On balance, whatever its fate, Celsius has contributed to the development and evolution of crypto and DeFi, akin to inventors whose ingenious inventions just fell short of commercial success. They played a vital role in the process and allowed others to succeed. Valuable lessons can be learned, and the teachings applied.
Further mitigating factors reside in a series of crypto events — Terra’s LUNA Classic (LUNC) and TerraClassicUSD (USTC) crash and the BadgerDAO hack. Celsius had exposure to both, which culminated in a financial impact that punched holes in its balance sheet. Macroeconomic events of rising global inflation no doubt played a part. With a glut of “new money” printed by governments during the pandemic, its increasing velocity through the system coupled with supply chain issues only added more fuel to the crypto speculative bubble and bust.
So, what are three key lessons that can be learned from Celsius’ plight?
Firstly, whether you are a custody or earn-and-borrow account holder, it will come down to the facts — it’s not a matter of choice. While it will almost certainly boil down to a legal determination, in my opinion, the economic substance of your activity should be considered. Even then, I suspect Celsius will argue for a narrow definition of “custody” in this context, and don’t be surprised if there are clawback clauses. They have openly stated their intention to file a plan that will provide customers with an option to remain long crypto.
Secondly, it’s become a bit of a cliché, but the mantra of “not your keys, not your coins” rings true. The risks of custodial wallets are now apparent. Investors whose crypto is locked on a platform are more likely to suffer losses. Under insolvency laws, investors are classified as unsecured creditors, and even if they are a custody client, the probability is they will receive a fraction — if anything at all — of their portfolio value.
Lastly, if an APY reward is too good to be true, then perhaps it is. In Celsius’ case, the problem was compounded by the offering of near sub-zero loan interest rates of 0.1% APY. Simple math suggests its business model was not robust at all.

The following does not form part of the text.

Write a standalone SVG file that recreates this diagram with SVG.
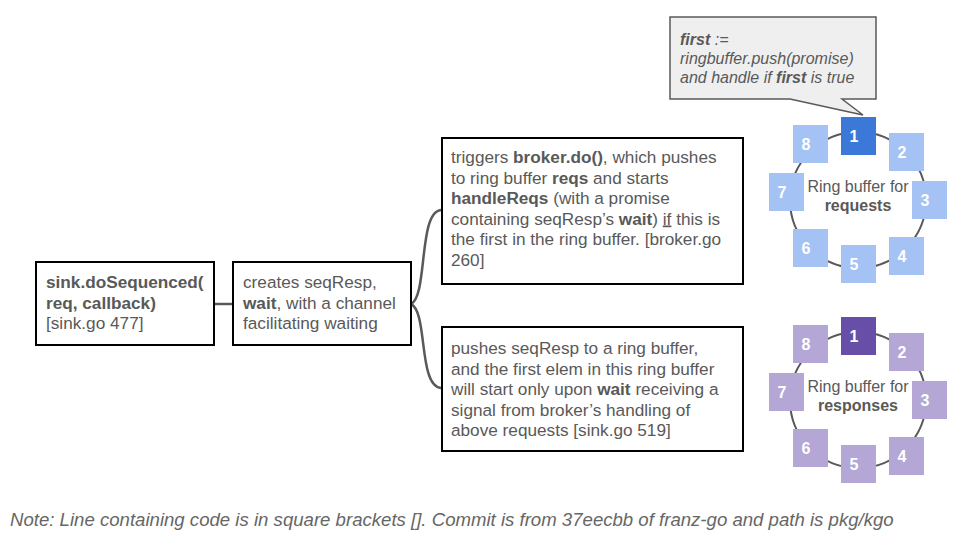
<svg xmlns="http://www.w3.org/2000/svg" width="960" height="540" viewBox="0 0 960 540">
<style>
text{font-family:"Liberation Sans",Arial,sans-serif;fill:#595959}
.box{fill:#fff;stroke:#000;stroke-width:2}
.t{font-size:17.2px}
.b{font-weight:bold}
.ring{fill:none;stroke:#595959;stroke-width:2}
.rq{fill:#a4c2f4}
.rq1{fill:#3c78d8}
.rs{fill:#b4a7d6}
.rs1{fill:#674ea7}
.num{font-size:16px;font-weight:bold;fill:#fff;text-anchor:middle}
.lbl{font-size:16px;text-anchor:middle}
.con{fill:none;stroke:#595959;stroke-width:2.5}
.call{fill:#efefef;stroke:#595959;stroke-width:1.5}
.ct{font-size:16px;font-style:italic}
.note{font-size:18.6px;font-style:italic;fill:#666}
</style>
<g id="connectors">
<line class="con" x1="213" y1="304" x2="233" y2="304" stroke-width="3.5"/>
<path class="con" d="M411,304 C428,296 418,212 441,210"/>
<path class="con" d="M411,304 C428,312 418,386 441,388"/>
</g>
<g id="sink">
<rect class="box" x="36" y="262" width="178" height="83"/>
<text class="t" x="46" y="288"><tspan class="b">sink.doSequenced(</tspan><tspan class="b" x="46" y="308.5">req, callback)</tspan><tspan x="46" y="329">[sink.go 477]</tspan></text>
</g>
<g id="creates">
<rect class="box" x="233" y="262" width="178" height="83"/>
<text class="t" x="243" y="288">creates seqResp,<tspan x="243" y="308.5"><tspan class="b">wait</tspan>, with a channel</tspan><tspan x="243" y="329">facilitating waiting</tspan></text>
</g>
<g id="triggers">
<rect class="box" x="442" y="138" width="301" height="146"/>
<text class="t" x="451" y="163">triggers <tspan class="b">broker.do()</tspan>, which pushes<tspan x="451" y="183.5">to ring buffer <tspan class="b">reqs</tspan> and starts</tspan><tspan x="451" y="204"><tspan class="b">handleReqs</tspan> (with a promise</tspan><tspan x="451" y="224.5">containing seqResp’s <tspan class="b">wait</tspan>) <tspan text-decoration="underline">if</tspan> this is</tspan><tspan x="451" y="245">the first in the ring buffer. [broker.go</tspan><tspan x="451" y="265.5">260]</tspan></text>
</g>
<g id="pushes">
<rect class="box" x="442" y="327" width="301" height="124"/>
<text class="t" x="451" y="354">pushes seqResp to a ring buffer,<tspan x="451" y="374.5">and the first elem in this ring buffer</tspan><tspan x="451" y="395">will start only upon <tspan class="b">wait</tspan> receiving a</tspan><tspan x="451" y="415.5">signal from broker’s handling of</tspan><tspan x="451" y="436">above requests [sink.go 519]</tspan></text>
</g>
<g id="callout">
<path class="call" d="M670,17 H876 V99 H842 L863,115 L790,99 H670 Z"/>
<text class="ct" x="680" y="45"><tspan class="b">first</tspan> :=<tspan x="680" y="64">ringbuffer.push(promise)</tspan><tspan x="680" y="83">and handle if <tspan class="b">first</tspan> is true</tspan></text>
</g>
<g id="ring-requests">
<circle class="ring" cx="858" cy="200" r="68"/>
<rect class="rq1" x="841" y="117" width="35" height="38"/><text class="num" x="854" y="142">1</text>
<rect class="rq" x="889" y="133" width="35" height="38"/><text class="num" x="902" y="158">2</text>
<rect class="rq" x="912" y="181" width="35" height="38"/><text class="num" x="925" y="206">3</text>
<rect class="rq" x="889" y="237" width="35" height="38"/><text class="num" x="902" y="262">4</text>
<rect class="rq" x="841" y="245" width="35" height="38"/><text class="num" x="854" y="270">5</text>
<rect class="rq" x="793" y="229" width="35" height="38"/><text class="num" x="806" y="254">6</text>
<rect class="rq" x="769" y="173" width="35" height="38"/><text class="num" x="782" y="198">7</text>
<rect class="rq" x="793" y="125" width="35" height="38"/><text class="num" x="806" y="150">8</text>
<text class="lbl" x="858" y="192">Ring buffer for<tspan class="b" x="858" y="211">requests</tspan></text>
</g>
<g id="ring-responses">
<circle class="ring" cx="858" cy="400" r="68"/>
<rect class="rs1" x="841" y="317" width="35" height="38"/><text class="num" x="854" y="342">1</text>
<rect class="rs" x="889" y="333" width="35" height="38"/><text class="num" x="902" y="358">2</text>
<rect class="rs" x="912" y="381" width="35" height="38"/><text class="num" x="925" y="406">3</text>
<rect class="rs" x="889" y="437" width="35" height="38"/><text class="num" x="902" y="462">4</text>
<rect class="rs" x="841" y="445" width="35" height="38"/><text class="num" x="854" y="470">5</text>
<rect class="rs" x="793" y="429" width="35" height="38"/><text class="num" x="806" y="454">6</text>
<rect class="rs" x="769" y="373" width="35" height="38"/><text class="num" x="782" y="398">7</text>
<rect class="rs" x="793" y="325" width="35" height="38"/><text class="num" x="806" y="350">8</text>
<text class="lbl" x="858" y="392">Ring buffer for<tspan class="b" x="858" y="411">responses</tspan></text>
</g>
<text class="note" x="10" y="526">Note: Line containing code is in square brackets []. Commit is from 37eecbb of franz-go and path is pkg/kgo</text>
</svg>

Only time will tell what emerges from the rubble of this catastrophe. If history is to teach us anything, it is that bear markets are often the catalyst for attention to be focused on innovation and utility — the Web 1.0 and 2.0 dot.com era is testimony to this. Consolidation, mergers and acquisitions are definitely on the horizon, and with it will emerge the new Amazons and eBays of the cryptoverse.